Casos como o do barnabé cearense são muitos no próprio Estado. Em uma atitude inédita e corajosa, o governo divulgou pela Internet (www.ceara.gov.br) uma lista com 614 funcionários que ganham mais do que o governador (R$ 7.800 por mês). O primeiro da lista é o barnabé em apreço.
O drama cearense vem de longe. Desde a década de 50, várias leis autorizaram a incorporação de vantagens ao salário básico. Sobre o novo valor incidiram outros benefícios em cascata. Salários baixos viraram maná dos céus para uns poucos.
Em outros Estados, o processo ganhou um neologismo: "apostilagem". Se o funcionário era diretor da Saúde, incorporava a remuneração ao sair. Se depois ia para o Trânsito, repetia o processo. Se assumisse 20 cargos, acumulava 20 vantagens.
No Ceará, mais de 20 leis estaduais permitiram acumular também vantagens de cargos nas prefeituras e nas empresas estatais. Por uma lei de 1986, bastavam dez meses no cargo. De tão malfalada, ela é popularmente conhecida como "Lei Geni".
Interpretações camaradas e em causa própria permitem ao Ministério Público, que deveria zelar pelos interesses da sociedade, ser o grande beneficiário dessas leis. Na lista dos 614 sortudos, a maioria expressiva pertence à Procuradoria Geral da Justiça.

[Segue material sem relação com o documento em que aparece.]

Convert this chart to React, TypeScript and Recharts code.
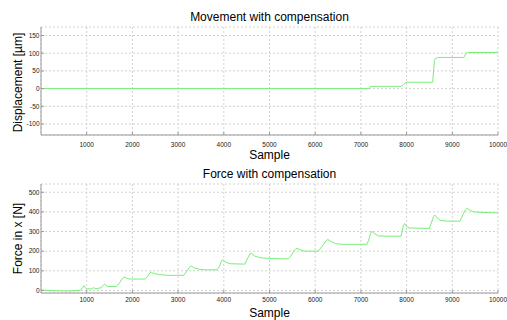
import React from 'react';
import { LineChart, Line, XAxis, YAxis, CartesianGrid } from 'recharts';

const sampleTicks = [1000, 2000, 3000, 4000, 5000, 6000, 7000, 8000, 9000, 10000];
const dispTicks = [-100, -50, 0, 50, 100, 150];
const forceTicks = [0, 100, 200, 300, 400, 500];

const dispSamples = [0, 7190, 7210, 7880, 7920, 7960, 8010, 8570, 8590, 8610, 8630, 8680, 9250, 9270, 9300, 9330, 10000];
const dispValues = [0, 0, 6.5, 6.5, 9, 15, 18, 18, 50, 80, 85, 88, 88, 92, 100, 102, 102];

const forceSamples = [
  0, 300, 600, 850, 900, 940, 970, 1000, 1060, 1100, 1150, 1200, 1250, 1320, 1370, 1390, 1420, 1470, 1650,
  1700, 1780, 1820, 1870, 1950, 2280, 2330, 2380, 2410, 2460, 2600, 2800, 3120, 3180, 3250, 3290, 3340, 3480,
  3600, 3850, 3900, 3950, 3980, 4030, 4140, 4460, 4510, 4570, 4600, 4670, 4800, 5000, 5240, 5410, 5460, 5530,
  5580, 5630, 5690, 5760, 6070, 6150, 6240, 6280, 6340, 6450, 6600, 7130, 7170, 7210, 7240, 7290, 7390, 7880,
  7900, 7930, 7955, 8000, 8060, 8500, 8540, 8590, 8615, 8670, 8740, 8900, 9170, 9230, 9290, 9320, 9380, 9470,
  9700, 10000,
];
const forceValues = [
  2, -1, -3, 1, 10, 24, 15, 7, 9, 7, 14, 9, 11, 14, 28, 32, 26, 20, 20,
  33, 60, 68, 62, 58, 58, 70, 88, 94, 87, 80, 77, 77, 95, 118, 124, 116, 107,
  105, 105, 120, 150, 157, 145, 136, 134, 158, 185, 190, 176, 166, 163, 161, 161, 172, 200,
  213, 212, 205, 200, 200, 225, 254, 259, 250, 238, 235, 235, 255, 290, 301, 290, 277, 276,
  298, 330, 341, 326, 318, 316, 343, 376, 384, 370, 356, 353, 353, 385, 412, 418, 410, 400,
  397, 395,
];

const dispData = dispSamples.map((s, i) => ({ s, v: dispValues[i] }));
const forceData = forceSamples.map((s, i) => ({ s, v: forceValues[i] }));

const BORDER = '#9a9a9a';
const GRID = '#d2d2d2';
const LINE = '#78ee78';
const FONT = '"Liberation Sans", Arial, sans-serif';

type PanelProps = {
  data: { s: number; v: number }[];
  yDomain: [number, number];
  yTicks: number[];
  top: number;
  xHeight: number;
  xMargin: number;
};

function Panel({ data, yDomain, yTicks, top, xHeight, xMargin }: PanelProps) {
  const tickStyle = { fontSize: 6.5, fill: '#222', fontFamily: FONT };
  return (
    <LineChart width={507} height={160} data={data} margin={{ top, right: 9, bottom: 0, left: 0 }}>
      <CartesianGrid xAxisId="b" yAxisId="l" stroke={GRID} strokeDasharray="2 2" />
      <XAxis
        xAxisId="b"
        dataKey="s"
        type="number"
        domain={[0, 10000]}
        ticks={sampleTicks}
        allowDataOverflow
        height={xHeight}
        axisLine={{ stroke: BORDER }}
        tickLine={{ stroke: BORDER }}
        tickSize={-3}
        tickMargin={xMargin}
        tick={tickStyle}
        interval={0}
      />
      <XAxis
        xAxisId="t"
        orientation="top"
        type="number"
        domain={[0, 10000]}
        ticks={sampleTicks}
        allowDataOverflow
        height={0}
        axisLine={{ stroke: BORDER }}
        tickLine={{ stroke: BORDER }}
        tickSize={-3}
        tick={false}
      />
      <YAxis
        yAxisId="l"
        type="number"
        domain={yDomain}
        ticks={yTicks}
        allowDataOverflow
        width={41}
        axisLine={{ stroke: BORDER }}
        tickLine={{ stroke: BORDER }}
        tickSize={-3}
        tickMargin={4.5}
        tick={tickStyle}
        interval={0}
      />
      <YAxis
        yAxisId="r"
        orientation="right"
        type="number"
        domain={yDomain}
        ticks={yTicks}
        allowDataOverflow
        width={0}
        axisLine={{ stroke: BORDER }}
        tickLine={{ stroke: BORDER }}
        tickSize={-3}
        tick={false}
      />
      <Line
        xAxisId="b"
        yAxisId="l"
        type="linear"
        dataKey="v"
        stroke={LINE}
        strokeWidth={1}
        dot={false}
        activeDot={false}
        isAnimationActive={false}
      />
    </LineChart>
  );
}

export default function App() {
  return (
    <div style={{ position: 'absolute', left: 0, top: 0, width: 507, height: 320, background: '#fff' }}>
      <div style={{ position: 'absolute', left: 0, top: 0 }}>
        <Panel data={dispData} yDomain={[-131, 174]} yTicks={dispTicks} top={27} xHeight={25} xMargin={10} />
      </div>
      <div style={{ position: 'absolute', left: 0, top: 160 }}>
        <Panel data={forceData} yDomain={[-13, 542]} yTicks={forceTicks} top={24} xHeight={27} xMargin={7} />
      </div>
      <svg
        width={507}
        height={320}
        style={{ position: 'absolute', left: 0, top: 0, pointerEvents: 'none' }}
        fontFamily={FONT}
      >
        <text x={269.5} y={20.5} fontSize={12} textAnchor="middle" fill="#000">Movement with compensation</text>
        <text x={269.5} y={159.3} fontSize={12} textAnchor="middle" fill="#000">Sample</text>
        <text x={269.5} y={178.3} fontSize={12} textAnchor="middle" fill="#000">Force with compensation</text>
        <text x={269.5} y={316.5} fontSize={12} textAnchor="middle" fill="#000">Sample</text>
        <text x={21.5} y={82.5} fontSize={12} textAnchor="middle" fill="#000" transform="rotate(-90 21.5 82.5)">Displacement [µm]</text>
        <text x={21.5} y={238.5} fontSize={12} textAnchor="middle" fill="#000" transform="rotate(-90 21.5 238.5)">Force in x [N]</text>
      </svg>
    </div>
  );
}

O governo do Ceará tem lutado para vencer poderosos grupos de interesse incrustados no serviço público estadual. Infelizmente para os cearenses, muitos desses supersalários são legais e por isso terminam sendo confirmados na Justiça.
O perverso processo construído por leis irresponsáveis dos Estados (e de alguns municípios) resulta em concentração de renda e na subtração de recursos que deveriam ser postos a serviço do bem-estar da maioria, e não para satisfazer minorias.
A luta do governo do Ceará merece o apoio de todos nós, ainda que sejam pequenas as chances de inverter o mal. Nossa cultura jurídica permite garantir privilégios como se fossem direitos adquiridos.
A denúncia é o instrumento para coibir a repetição desses desvios. Ajuda a reforçar o nosso arsenal de fatores: uma sociedade vigilante, uma imprensa livre e investigativa e a futura Lei de Responsabilidade Fiscal.


Mailson da Nóbrega, 57, ex-ministro da Fazenda (governo José Sarney), sócio da Tendências Consultoria Integrada, escreve às sextas-feiras nesta coluna.